» AIM: Retype the data exactly, from its first line to the line containing "3300, 2300, 1570, 1100, 1490, 1000, 813, 716, 673]", including both, and skip any picture.
----------------
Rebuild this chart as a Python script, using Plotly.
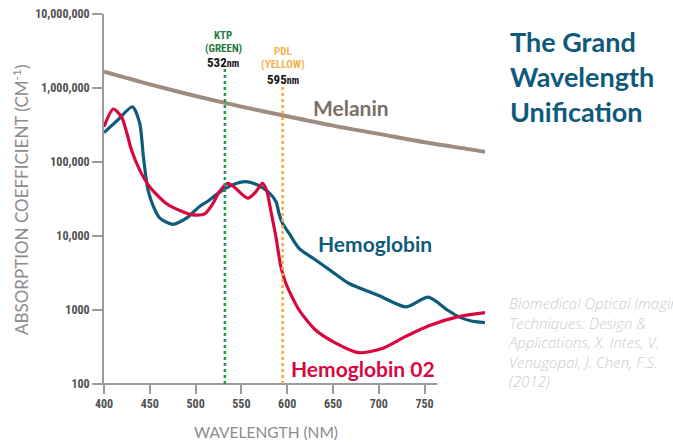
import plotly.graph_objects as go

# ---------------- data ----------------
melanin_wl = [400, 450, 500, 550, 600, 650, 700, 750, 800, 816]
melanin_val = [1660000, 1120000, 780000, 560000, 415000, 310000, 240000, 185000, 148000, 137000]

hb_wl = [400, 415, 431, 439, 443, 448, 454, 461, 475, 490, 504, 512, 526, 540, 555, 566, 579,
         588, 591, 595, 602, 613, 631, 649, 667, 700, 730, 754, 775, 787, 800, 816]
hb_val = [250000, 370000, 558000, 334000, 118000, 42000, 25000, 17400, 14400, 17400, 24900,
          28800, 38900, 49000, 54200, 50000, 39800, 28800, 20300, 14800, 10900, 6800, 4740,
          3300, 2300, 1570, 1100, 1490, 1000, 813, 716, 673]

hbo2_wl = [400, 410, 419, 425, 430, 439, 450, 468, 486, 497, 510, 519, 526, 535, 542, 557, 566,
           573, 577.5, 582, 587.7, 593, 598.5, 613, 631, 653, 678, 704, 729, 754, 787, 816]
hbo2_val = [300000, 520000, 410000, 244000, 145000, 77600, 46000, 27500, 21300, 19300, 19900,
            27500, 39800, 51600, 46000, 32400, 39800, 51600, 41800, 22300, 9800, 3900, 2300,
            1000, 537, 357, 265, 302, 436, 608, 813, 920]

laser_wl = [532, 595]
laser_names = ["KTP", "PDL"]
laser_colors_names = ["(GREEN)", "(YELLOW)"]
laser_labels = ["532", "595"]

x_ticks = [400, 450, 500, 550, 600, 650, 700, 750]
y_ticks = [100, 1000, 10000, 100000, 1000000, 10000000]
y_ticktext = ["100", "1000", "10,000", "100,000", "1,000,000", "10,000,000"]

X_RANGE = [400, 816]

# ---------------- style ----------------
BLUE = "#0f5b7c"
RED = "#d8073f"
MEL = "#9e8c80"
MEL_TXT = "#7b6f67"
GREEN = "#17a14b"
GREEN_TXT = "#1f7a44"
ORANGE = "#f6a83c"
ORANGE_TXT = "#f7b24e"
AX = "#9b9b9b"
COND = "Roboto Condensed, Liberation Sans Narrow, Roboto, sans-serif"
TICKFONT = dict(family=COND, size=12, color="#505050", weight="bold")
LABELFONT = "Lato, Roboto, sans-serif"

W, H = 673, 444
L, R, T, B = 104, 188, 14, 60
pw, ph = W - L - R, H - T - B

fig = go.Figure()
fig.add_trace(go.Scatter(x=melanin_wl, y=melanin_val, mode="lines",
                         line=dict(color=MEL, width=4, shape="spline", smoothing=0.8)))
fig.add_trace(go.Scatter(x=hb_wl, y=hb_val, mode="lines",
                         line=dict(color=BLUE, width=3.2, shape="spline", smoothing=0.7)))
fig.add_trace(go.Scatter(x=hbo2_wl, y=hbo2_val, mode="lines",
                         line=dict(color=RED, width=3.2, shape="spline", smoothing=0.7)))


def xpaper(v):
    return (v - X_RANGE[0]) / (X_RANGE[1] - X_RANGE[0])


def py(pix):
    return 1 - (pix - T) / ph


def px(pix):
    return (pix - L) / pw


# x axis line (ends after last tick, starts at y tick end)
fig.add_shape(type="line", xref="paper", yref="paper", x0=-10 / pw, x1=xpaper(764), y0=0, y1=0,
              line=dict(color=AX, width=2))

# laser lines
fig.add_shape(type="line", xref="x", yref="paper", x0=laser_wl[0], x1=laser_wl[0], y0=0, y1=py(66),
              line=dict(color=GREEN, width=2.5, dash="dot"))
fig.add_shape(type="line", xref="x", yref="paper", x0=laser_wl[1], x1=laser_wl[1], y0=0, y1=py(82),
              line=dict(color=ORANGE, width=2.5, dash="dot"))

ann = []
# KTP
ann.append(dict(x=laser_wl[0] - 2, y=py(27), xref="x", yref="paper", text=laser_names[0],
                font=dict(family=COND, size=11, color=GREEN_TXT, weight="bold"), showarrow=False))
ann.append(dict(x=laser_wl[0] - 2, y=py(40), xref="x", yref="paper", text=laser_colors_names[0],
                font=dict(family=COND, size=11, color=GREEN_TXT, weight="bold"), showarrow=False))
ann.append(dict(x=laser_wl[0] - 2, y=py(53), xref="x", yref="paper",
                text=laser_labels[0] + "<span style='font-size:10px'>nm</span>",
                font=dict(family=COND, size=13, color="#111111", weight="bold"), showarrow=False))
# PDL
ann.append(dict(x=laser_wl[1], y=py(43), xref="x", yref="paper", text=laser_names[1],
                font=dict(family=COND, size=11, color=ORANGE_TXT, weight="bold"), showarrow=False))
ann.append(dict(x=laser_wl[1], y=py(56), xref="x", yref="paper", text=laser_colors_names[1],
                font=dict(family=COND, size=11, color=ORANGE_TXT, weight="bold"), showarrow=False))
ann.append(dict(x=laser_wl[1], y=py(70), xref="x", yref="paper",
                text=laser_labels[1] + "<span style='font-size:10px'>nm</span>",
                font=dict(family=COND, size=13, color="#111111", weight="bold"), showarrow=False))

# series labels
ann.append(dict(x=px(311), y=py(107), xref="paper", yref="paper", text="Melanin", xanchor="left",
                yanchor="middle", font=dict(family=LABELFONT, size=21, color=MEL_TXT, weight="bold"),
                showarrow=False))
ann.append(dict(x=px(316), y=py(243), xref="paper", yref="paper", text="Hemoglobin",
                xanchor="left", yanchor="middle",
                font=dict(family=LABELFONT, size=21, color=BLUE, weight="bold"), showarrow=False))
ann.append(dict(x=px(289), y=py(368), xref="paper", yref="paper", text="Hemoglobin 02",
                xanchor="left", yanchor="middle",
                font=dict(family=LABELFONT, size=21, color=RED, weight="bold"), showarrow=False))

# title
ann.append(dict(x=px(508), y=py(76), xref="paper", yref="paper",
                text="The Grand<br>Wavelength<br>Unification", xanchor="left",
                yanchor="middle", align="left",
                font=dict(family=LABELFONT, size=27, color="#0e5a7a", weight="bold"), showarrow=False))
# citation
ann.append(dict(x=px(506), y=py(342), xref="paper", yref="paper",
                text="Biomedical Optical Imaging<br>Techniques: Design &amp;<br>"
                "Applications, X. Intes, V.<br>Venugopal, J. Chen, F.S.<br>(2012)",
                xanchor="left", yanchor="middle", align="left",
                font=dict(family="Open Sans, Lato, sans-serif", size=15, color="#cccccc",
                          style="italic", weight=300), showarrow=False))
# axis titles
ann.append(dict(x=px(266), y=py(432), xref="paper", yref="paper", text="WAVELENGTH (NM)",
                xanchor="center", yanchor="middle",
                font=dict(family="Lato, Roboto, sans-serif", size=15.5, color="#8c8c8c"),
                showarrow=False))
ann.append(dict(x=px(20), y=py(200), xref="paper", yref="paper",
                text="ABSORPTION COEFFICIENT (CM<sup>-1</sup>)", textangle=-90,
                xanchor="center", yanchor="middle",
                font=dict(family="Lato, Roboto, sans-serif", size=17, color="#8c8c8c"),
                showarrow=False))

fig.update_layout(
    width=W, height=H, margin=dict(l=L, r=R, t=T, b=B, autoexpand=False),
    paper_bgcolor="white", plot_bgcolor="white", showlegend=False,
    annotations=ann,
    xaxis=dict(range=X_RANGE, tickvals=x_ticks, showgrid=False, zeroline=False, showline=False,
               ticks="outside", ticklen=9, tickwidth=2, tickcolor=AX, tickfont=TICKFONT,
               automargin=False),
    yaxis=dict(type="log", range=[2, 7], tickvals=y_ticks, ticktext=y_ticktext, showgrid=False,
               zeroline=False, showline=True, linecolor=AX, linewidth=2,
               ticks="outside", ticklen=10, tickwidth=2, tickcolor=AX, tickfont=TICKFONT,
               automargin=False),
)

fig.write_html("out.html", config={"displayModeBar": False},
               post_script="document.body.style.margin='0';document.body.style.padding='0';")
----------------
» SOLUTION:
Rebuild this chart as a Python script, using Plotly.
import plotly.graph_objects as go

# ---------------- data ----------------
melanin_wl = [400, 450, 500, 550, 600, 650, 700, 750, 800, 816]
melanin_val = [1660000, 1120000, 780000, 560000, 415000, 310000, 240000, 185000, 148000, 137000]

hb_wl = [400, 415, 431, 439, 443, 448, 454, 461, 475, 490, 504, 512, 526, 540, 555, 566, 579,
         588, 591, 595, 602, 613, 631, 649, 667, 700, 730, 754, 775, 787, 800, 816]
hb_val = [250000, 370000, 558000, 334000, 118000, 42000, 25000, 17400, 14400, 17400, 24900,
          28800, 38900, 49000, 54200, 50000, 39800, 28800, 20300, 14800, 10900, 6800, 4740,
          3300, 2300, 1570, 1100, 1490, 1000, 813, 716, 673]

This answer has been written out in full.